## SET TASK
Write the lines out again, from the top of the material to the line containing "const labelMonths = months.filter((d, i)", pictures excluded.

## DATA BLOCK
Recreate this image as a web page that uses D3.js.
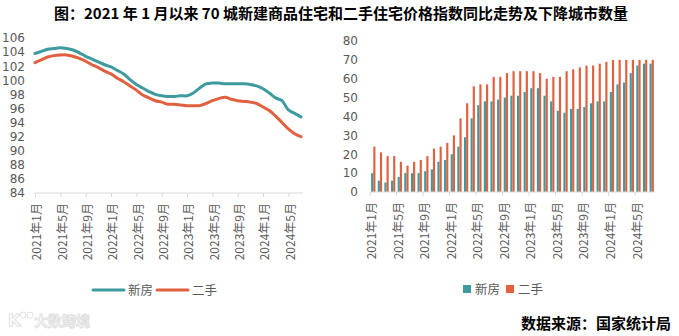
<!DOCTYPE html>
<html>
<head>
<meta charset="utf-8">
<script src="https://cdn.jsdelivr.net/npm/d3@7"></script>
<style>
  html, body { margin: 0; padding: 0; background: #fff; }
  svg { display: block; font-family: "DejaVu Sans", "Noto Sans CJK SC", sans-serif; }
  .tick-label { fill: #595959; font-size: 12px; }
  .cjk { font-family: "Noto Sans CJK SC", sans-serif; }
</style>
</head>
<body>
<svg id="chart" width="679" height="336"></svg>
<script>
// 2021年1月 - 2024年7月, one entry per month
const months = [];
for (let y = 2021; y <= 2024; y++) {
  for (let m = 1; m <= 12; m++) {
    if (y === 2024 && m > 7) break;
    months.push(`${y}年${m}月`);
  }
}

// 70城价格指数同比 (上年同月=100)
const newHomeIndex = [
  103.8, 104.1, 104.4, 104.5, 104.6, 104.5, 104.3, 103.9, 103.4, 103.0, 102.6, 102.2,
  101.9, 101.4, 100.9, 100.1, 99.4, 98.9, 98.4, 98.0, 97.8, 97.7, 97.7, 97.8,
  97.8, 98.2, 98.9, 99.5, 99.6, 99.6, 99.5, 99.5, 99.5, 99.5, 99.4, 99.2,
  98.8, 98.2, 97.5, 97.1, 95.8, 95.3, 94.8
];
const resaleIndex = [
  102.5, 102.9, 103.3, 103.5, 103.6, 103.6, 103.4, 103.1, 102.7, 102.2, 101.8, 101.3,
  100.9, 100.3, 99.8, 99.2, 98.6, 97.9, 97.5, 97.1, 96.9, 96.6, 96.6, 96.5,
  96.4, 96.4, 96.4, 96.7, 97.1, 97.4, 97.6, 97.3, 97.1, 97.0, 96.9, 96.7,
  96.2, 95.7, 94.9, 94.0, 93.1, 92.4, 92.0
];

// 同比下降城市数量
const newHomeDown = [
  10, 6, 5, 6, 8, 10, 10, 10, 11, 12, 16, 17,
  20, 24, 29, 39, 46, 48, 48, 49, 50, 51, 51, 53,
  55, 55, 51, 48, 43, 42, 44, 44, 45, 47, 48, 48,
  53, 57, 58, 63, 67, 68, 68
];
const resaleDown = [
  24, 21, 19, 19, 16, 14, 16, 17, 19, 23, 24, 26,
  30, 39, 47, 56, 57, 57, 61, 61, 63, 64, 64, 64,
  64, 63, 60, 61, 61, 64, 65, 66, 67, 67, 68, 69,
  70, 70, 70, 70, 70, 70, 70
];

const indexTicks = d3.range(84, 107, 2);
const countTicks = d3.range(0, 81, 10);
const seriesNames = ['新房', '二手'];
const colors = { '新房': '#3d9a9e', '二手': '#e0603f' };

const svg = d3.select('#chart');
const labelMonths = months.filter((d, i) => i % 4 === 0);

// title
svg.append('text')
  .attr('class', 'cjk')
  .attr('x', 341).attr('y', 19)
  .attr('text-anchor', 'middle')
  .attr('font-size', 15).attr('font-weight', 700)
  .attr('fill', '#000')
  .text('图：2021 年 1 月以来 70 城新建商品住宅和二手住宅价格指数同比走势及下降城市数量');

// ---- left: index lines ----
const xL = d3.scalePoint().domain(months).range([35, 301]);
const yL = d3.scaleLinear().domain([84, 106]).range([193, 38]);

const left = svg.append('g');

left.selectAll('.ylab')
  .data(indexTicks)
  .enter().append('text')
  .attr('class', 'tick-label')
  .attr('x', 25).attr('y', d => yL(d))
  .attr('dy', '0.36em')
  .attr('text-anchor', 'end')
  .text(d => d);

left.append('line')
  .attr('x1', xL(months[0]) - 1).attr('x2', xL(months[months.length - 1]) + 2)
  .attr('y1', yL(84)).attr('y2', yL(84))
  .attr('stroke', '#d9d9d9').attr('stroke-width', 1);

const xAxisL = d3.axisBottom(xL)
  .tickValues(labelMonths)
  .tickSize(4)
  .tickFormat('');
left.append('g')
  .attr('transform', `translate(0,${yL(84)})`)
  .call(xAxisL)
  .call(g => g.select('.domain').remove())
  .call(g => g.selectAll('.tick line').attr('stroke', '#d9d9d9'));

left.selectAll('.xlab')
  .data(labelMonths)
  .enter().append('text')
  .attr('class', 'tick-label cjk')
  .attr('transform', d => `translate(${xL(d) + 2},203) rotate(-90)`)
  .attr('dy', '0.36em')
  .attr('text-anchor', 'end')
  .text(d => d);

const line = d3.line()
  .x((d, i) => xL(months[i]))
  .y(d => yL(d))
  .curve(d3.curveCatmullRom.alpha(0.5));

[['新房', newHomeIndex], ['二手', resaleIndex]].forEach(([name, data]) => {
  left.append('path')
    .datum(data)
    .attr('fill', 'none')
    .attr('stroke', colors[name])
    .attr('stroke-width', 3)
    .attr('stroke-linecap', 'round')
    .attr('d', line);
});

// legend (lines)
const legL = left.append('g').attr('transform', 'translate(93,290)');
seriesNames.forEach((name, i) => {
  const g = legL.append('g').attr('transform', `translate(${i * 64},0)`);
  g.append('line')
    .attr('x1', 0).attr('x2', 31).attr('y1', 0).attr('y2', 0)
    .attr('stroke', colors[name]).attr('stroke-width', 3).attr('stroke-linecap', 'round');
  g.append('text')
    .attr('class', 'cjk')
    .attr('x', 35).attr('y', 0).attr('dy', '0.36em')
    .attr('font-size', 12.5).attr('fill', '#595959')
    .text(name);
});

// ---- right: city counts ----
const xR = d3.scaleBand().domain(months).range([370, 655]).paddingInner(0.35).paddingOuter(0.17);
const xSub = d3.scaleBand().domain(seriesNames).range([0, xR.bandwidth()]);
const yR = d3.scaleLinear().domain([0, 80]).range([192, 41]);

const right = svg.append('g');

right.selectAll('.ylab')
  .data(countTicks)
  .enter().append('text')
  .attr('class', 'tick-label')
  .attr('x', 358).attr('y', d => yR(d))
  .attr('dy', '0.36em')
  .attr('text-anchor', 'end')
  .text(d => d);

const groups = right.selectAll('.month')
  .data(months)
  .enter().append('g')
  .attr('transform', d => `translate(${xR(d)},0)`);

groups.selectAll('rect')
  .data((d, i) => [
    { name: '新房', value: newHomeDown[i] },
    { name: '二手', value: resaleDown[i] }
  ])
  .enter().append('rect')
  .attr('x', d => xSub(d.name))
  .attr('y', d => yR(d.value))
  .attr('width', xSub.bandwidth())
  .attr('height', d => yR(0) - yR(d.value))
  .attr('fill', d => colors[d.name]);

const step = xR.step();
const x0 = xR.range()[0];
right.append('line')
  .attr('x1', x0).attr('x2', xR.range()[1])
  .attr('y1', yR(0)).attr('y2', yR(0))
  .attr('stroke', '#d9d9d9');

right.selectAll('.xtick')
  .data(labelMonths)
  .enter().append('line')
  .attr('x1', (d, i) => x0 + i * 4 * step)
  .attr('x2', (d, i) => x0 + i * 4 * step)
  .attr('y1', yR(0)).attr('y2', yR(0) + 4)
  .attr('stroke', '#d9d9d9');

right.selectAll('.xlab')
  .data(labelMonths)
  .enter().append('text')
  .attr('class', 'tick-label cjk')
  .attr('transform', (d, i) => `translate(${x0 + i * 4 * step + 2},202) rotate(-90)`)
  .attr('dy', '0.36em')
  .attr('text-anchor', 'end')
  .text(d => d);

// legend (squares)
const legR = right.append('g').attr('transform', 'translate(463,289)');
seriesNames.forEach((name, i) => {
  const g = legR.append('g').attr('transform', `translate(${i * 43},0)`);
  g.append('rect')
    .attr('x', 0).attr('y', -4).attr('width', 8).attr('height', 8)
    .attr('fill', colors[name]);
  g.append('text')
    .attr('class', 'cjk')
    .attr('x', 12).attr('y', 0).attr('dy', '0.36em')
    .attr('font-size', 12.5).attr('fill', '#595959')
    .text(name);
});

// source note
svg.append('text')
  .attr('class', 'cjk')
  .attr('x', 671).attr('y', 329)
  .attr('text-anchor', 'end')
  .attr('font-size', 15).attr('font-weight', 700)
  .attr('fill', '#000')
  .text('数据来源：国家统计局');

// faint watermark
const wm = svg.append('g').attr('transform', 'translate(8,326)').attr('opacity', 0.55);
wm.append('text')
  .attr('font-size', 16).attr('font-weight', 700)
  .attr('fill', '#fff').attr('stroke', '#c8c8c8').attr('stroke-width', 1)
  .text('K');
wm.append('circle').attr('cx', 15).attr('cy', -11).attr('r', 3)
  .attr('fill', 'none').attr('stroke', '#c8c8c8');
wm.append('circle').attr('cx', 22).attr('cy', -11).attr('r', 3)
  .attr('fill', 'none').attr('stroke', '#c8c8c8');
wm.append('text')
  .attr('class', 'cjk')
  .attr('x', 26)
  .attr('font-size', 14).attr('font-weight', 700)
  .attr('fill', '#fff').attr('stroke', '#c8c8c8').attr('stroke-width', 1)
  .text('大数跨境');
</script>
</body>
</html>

## OUTPUT OF THE TASK
Recreate this image as a web page that uses D3.js.
<!DOCTYPE html>
<html>
<head>
<meta charset="utf-8">
<script src="https://cdn.jsdelivr.net/npm/d3@7"></script>
<style>
  html, body { margin: 0; padding: 0; background: #fff; }
  svg { display: block; font-family: "DejaVu Sans", "Noto Sans CJK SC", sans-serif; }
  .tick-label { fill: #595959; font-size: 12px; }
  .cjk { font-family: "Noto Sans CJK SC", sans-serif; }
</style>
</head>
<body>
<svg id="chart" width="679" height="336"></svg>
<script>
// 2021年1月 - 2024年7月, one entry per month
const months = [];
for (let y = 2021; y <= 2024; y++) {
  for (let m = 1; m <= 12; m++) {
    if (y === 2024 && m > 7) break;
    months.push(`${y}年${m}月`);
  }
}

// 70城价格指数同比 (上年同月=100)
const newHomeIndex = [
  103.8, 104.1, 104.4, 104.5, 104.6, 104.5, 104.3, 103.9, 103.4, 103.0, 102.6, 102.2,
  101.9, 101.4, 100.9, 100.1, 99.4, 98.9, 98.4, 98.0, 97.8, 97.7, 97.7, 97.8,
  97.8, 98.2, 98.9, 99.5, 99.6, 99.6, 99.5, 99.5, 99.5, 99.5, 99.4, 99.2,
  98.8, 98.2, 97.5, 97.1, 95.8, 95.3, 94.8
];
const resaleIndex = [
  102.5, 102.9, 103.3, 103.5, 103.6, 103.6, 103.4, 103.1, 102.7, 102.2, 101.8, 101.3,
  100.9, 100.3, 99.8, 99.2, 98.6, 97.9, 97.5, 97.1, 96.9, 96.6, 96.6, 96.5,
  96.4, 96.4, 96.4, 96.7, 97.1, 97.4, 97.6, 97.3, 97.1, 97.0, 96.9, 96.7,
  96.2, 95.7, 94.9, 94.0, 93.1, 92.4, 92.0
];

// 同比下降城市数量
const newHomeDown = [
  10, 6, 5, 6, 8, 10, 10, 10, 11, 12, 16, 17,
  20, 24, 29, 39, 46, 48, 48, 49, 50, 51, 51, 53,
  55, 55, 51, 48, 43, 42, 44, 44, 45, 47, 48, 48,
  53, 57, 58, 63, 67, 68, 68
];
const resaleDown = [
  24, 21, 19, 19, 16, 14, 16, 17, 19, 23, 24, 26,
  30, 39, 47, 56, 57, 57, 61, 61, 63, 64, 64, 64,
  64, 63, 60, 61, 61, 64, 65, 66, 67, 67, 68, 69,
  70, 70, 70, 70, 70, 70, 70
];

const indexTicks = d3.range(84, 107, 2);
const countTicks = d3.range(0, 81, 10);
const seriesNames = ['新房', '二手'];
const colors = { '新房': '#3d9a9e', '二手': '#e0603f' };

const svg = d3.select('#chart');
const labelMonths = months.filter((d, i) => i % 4 === 0);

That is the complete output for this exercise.